День выдался сырой, грязный, совсем весенний. Таял снег, кричали на голых ветках вороны. По улицам двигалась процессия митингующих, в этот раз состоящая из одних только женщин разных сословий. Они несли полотнища с требованиями равных прав, им предводительствовали суфражистки в мужских костюмах, впереди скакала дама на белом коне. Лавки были заперты, окна в домах занавешены и темны.
По дороге Долматов рассказывал о своей походной жизни, стараясь подбирать забавные или занимательные эпизоды. О том, как их принимали в Галиции, какие одежды и обычаи у местных жителей, чем отличаются тамошние обычаи и верования. Вспоминал, как в марте с подполковником Бурцевым они спасли от вырубки господский яблоневый сад, а в августе, проходя через то же село, собирали урожай ароматных, бело-розовых с молочным налетом яблок.

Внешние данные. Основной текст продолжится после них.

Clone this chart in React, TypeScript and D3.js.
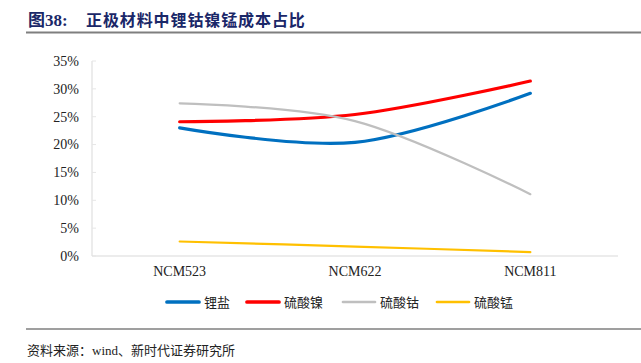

Говорить о том, что и барский дом, и хутор к тому времени были разрушены австрийскими снарядами, он не стал. Не рассказал и про тот разговор, который услышал ночью, обходя караулы. Бойкий солдат уверял товарищей, что яблоки эти точь-в-точь такие же белые да сладкие, как ляжки у знатной паненки.
Вера Александровна шла, опустив голову. И хотя Долматов намеревался сказать ей на прощанье важные, сотни раз обдуманные слова, гнетущее предчувствие, разлитое в воздухе, не давало ему собраться с мыслями.
– …Какое-то оцепенение. Думаешь только о том, что нужно сделать прямо сейчас: перевязки, уколы… Словно все чувства ушли куда-то глубоко, – призналась Вера, когда они по Екатерининскому каналу вышли к сенным рядам. – Что теперь будет с мама́? Папа́ скрывал от нее свою болезнь. Ирина все хандрит и злится… Что со всеми нами будет, Андрей Петрович?
– Никто этого сейчас не знает, – проговорил Долматов, глядя на высокие купола Никольского собора. – И лучше не думать об этом.
– Нельзя не думать, – вздохнула она. – Так много гибнет людей, словно листья облетают с деревьев. Только листья вырастут снова…
– Зайдемте в церковь?
Подняв лицо, Вера посмотрела на него тем ясным и простым взглядом, который был ему памятен еще с довоенной поры.
У ворот и на паперти тянули к прохожим руки, привычно гнусавили калеки, но в соборе было тихо, пусто. Только старуха-богомолка в левом приделе, опустившись на колени, клала земные поклоны, да молодая вдовица в трауре, с черными выплаканными глазами, молча стояла у темной иконы, словно вопрошая о чем-то без надежды на ответ.